The "So, Do You Still Say "Say Cheese" When Taking A Photo?" Story
It was an ordinary day. Making a visit to the Landis Run Intermediate School in the Manheim Township School District in Lancaster County, PA to photograph a few club and music groups for their yearbook. Have been doing so for the past four years after the school was first opened. The school houses 5th and 6th grade students with ages ranging from perhaps 10 years old to thirteen years old. Always a great bunch of students who still enjoy having their photograph taken for the yearbook. I line up the group on the risers, make sure I can see every student and ... "Say Cheese." Always works for this age group of students. Usually get a big laugh from them which needless to say is the exact reason I say "Say Cheese." When taking photos of Middle School students who are slightly older, it doesn't seem to work as well so I just say "Smile" and hope for the best. So why do photographers say the phrase "Say Cheese" and when did it first start? Well the reason to say it is to cause the lips to form into a smile with a slight bit of teeth showing. As to when it first was used, no one seems to know. Probably first used in 1943 as reported in the Big Spring Herald newspaper from Big Spring, Texas. Also could be credited to U.S. Ambassador Joseph E. Davies who disclosed the formula of "Say Cheese" while having his own photograph taken while on the set of his "Mission to Moscow."
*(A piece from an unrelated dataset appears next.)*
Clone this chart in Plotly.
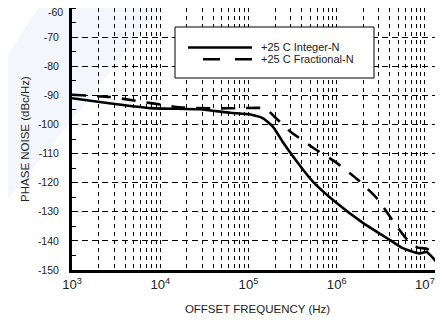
import plotly.graph_objects as go

# ---- data ----
freq_integer = [1e3, 2.07e3, 7.7e3, 2.8e4, 6.2e4, 1.05e5, 1.48e5, 1.9e5, 2.45e5,
                3.55e5, 5.4e5, 1.0e6, 2.0e6, 3.7e6, 5.6e6, 8.7e6, 1.05e7, 1.6e7]
pn_integer = [-91.0, -92.3, -94.4, -94.8, -96.0, -96.6, -98.0, -100.8, -106.0,
              -112.8, -119.7, -127.0, -133.9, -139.0, -142.5, -144.3, -143.8, -150.0]

freq_fractional = [1e3, 2.7e3, 4e3, 1.66e4, 3.9e4, 8.5e4, 1.54e5, 2.0e5, 2.95e5,
                   5.4e5, 1.0e6, 1.74e6, 2.9e6, 4.7e6, 6.3e6, 8.3e6, 1.07e7, 1.6e7]
pn_fractional = [-89.8, -90.6, -91.3, -94.1, -94.5, -94.4, -94.5, -97.5, -102.3,
                 -108.0, -113.2, -119.0, -125.6, -134.6, -139.6, -142.3, -142.8, -150.0]

series_names = ["+25 C Integer-N", "+25 C Fractional-N"]
y_ticks = [-150, -140, -130, -120, -110, -100, -90, -80, -70, -60]
y_tick_labels = ["-150", "-140", "-130", "-120", "-110", "-100", "-90", "-80", "-70", "-60"]
x_title = "OFFSET FREQUENCY (Hz)"
y_title = "PHASE NOISE (dBc/Hz)"

FONT = "Liberation Sans, Arial, Helvetica, sans-serif"
TXT = "#222"
OFF = 8  # page body margin in the browser
W, H = 443 - OFF, 320 - OFF
ML, MR, MT, MB = 72 - OFF, 0, 0, 320 - 270
PW, PH = W - ML - MR, H - MT - MB


def px(x):
    # page pixel x -> paper coordinate
    return (x - OFF - ML) / PW


def py(y):
    # page pixel y -> paper coordinate
    return 1 - (y - OFF - MT) / PH


fig = go.Figure()
fig.add_trace(go.Scatter(x=freq_integer, y=pn_integer, mode="lines",
                         name=series_names[0], showlegend=False,
                         line=dict(color="black", width=2.6, shape="spline", smoothing=0.5)))
fig.add_trace(go.Scatter(x=freq_fractional, y=pn_fractional, mode="lines",
                         name=series_names[1], showlegend=False,
                         line=dict(color="black", width=2.6, dash="14px,11px",
                                   shape="spline", smoothing=0.5)))

shapes = []
# faint watermark band behind everything
band = [(0, 67), (43, 0), (168, 0), (0, 210)]
path = "M " + " L ".join(f"{px(a):.4f},{py(b):.4f}" for a, b in band) + " Z"
shapes.append(dict(type="path", path=path, xref="paper", yref="paper", layer="below",
                   fillcolor="rgba(200,216,242,0.22)", line=dict(width=0)))

# legend box
shapes.append(dict(type="rect", xref="paper", yref="paper",
                   x0=px(175), x1=px(374), y0=py(78), y1=py(27),
                   fillcolor="white", line=dict(color="black", width=1), layer="above"))
shapes.append(dict(type="line", xref="paper", yref="paper",
                   x0=px(188), x1=px(252), y0=py(47.5), y1=py(47.5),
                   line=dict(color="black", width=2.6), layer="above"))
shapes.append(dict(type="line", xref="paper", yref="paper",
                   x0=px(203), x1=px(252), y0=py(59.3), y1=py(59.3),
                   line=dict(color="black", width=2.6, dash="17px,15px"), layer="above"))

annotations = [
    dict(xref="paper", yref="paper", x=px(259), y=py(47.5), text=series_names[0],
         showarrow=False, xanchor="left", yanchor="middle",
         font=dict(family=FONT, size=11, color=TXT)),
    dict(xref="paper", yref="paper", x=px(259), y=py(59.3), text=series_names[1],
         showarrow=False, xanchor="left", yanchor="middle",
         font=dict(family=FONT, size=11, color=TXT)),
    # top tick label sits just below the top edge (as in the reference)
    dict(xref="paper", yref="paper", x=px(63.5), y=py(12), text=y_tick_labels[-1],
         showarrow=False, xanchor="right", yanchor="middle", borderpad=0,
         font=dict(family=FONT, size=10.5, color=TXT)),
]

fig.update_layout(
    width=W, height=H,
    margin=dict(l=ML, r=MR, t=MT, b=MB, pad=0, autoexpand=False),
    paper_bgcolor="white", plot_bgcolor="rgba(0,0,0,0)",
    font=dict(family=FONT, size=10.5, color=TXT),
    shapes=shapes, annotations=annotations,
    showlegend=False,
)

fig.update_xaxes(
    type="log", range=[3, 7.205], dtick=1,
    exponentformat="power", showexponent="all",
    showline=True, linecolor="black", linewidth=3, mirror=True,
    showgrid=True, gridcolor="black", gridwidth=1.2, griddash="4px,4px",
    minor=dict(dtick="D1", showgrid=True, gridcolor="black", gridwidth=1.2,
               griddash="4px,4px", ticks=""),
    ticks="", ticklabelstandoff=1, automargin=False, ticklabeloverflow="allow",
    tickfont=dict(family=FONT, size=10.5, color=TXT),
    title=dict(text=x_title, standoff=14, font=dict(family=FONT, size=11.5, color=TXT)),
    zeroline=False,
)
fig.update_yaxes(
    range=[-150, -60], tickvals=y_ticks[:-1], ticktext=y_tick_labels[:-1],
    showline=True, linecolor="black", linewidth=3, mirror=False,
    showgrid=True, gridcolor="black", gridwidth=1.2, griddash="6px,4px",
    minor=dict(dtick=5, ticks="inside", ticklen=4, tickcolor="black", tickwidth=1.2,
               showgrid=False),
    ticks="", ticklabelstandoff=8, automargin=False, ticklabeloverflow="allow",
    tickfont=dict(family=FONT, size=10.5, color=TXT),
    title=dict(text=y_title, standoff=6, font=dict(family=FONT, size=11.5, color=TXT)),
    zeroline=False,
)

fig.write_html("out.html")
Daguerrotypes that are part of my collection. No smiles here.
Ambassador Davies credited a famous politician, thought to be Franklin D. Roosevelt for whom he served, with telling him to "Say Cheese" when having his photo taken. I have never read any other accounts of having used the saying for the first time. Certainly wasn't used in the mid-1840s when Daguerrotypes were the portraitures of the day.
Louis Daguerre - Photo inventor
Showing your teeth usually wasn't done since the exposure time to take a photo was longer than today as well as the dental hygiene in the Victorian era wasn't the best and not many wanted to show their pearly whites. The cost of a Daguerrotype photograph was expensive and the etiquette for formal studio photographs was to act "prim and proper" which meant don't smile. But then in the late 1880s and early 1900s George Eastman founded Kodak and the use of film became common.
Advertisement for the Brownie
The masses now had a chance to have their photograph taken with Kodak's $1.00 Brownie camera which claimed, "You push the button, we do the rest!" So, it could be a good reason to think that smiling and "Say Cheese" may have started in the early 1900s. Whenever, and for whatever reason, "Say Cheese" was first uttered doesn't really matter, since it still seems to work today, at least on certain age groups. That is until it no longer is "cool" to "Say Cheese" when around your peers. And, I should know! It was another extraordinary day in the life of an ordinary guy.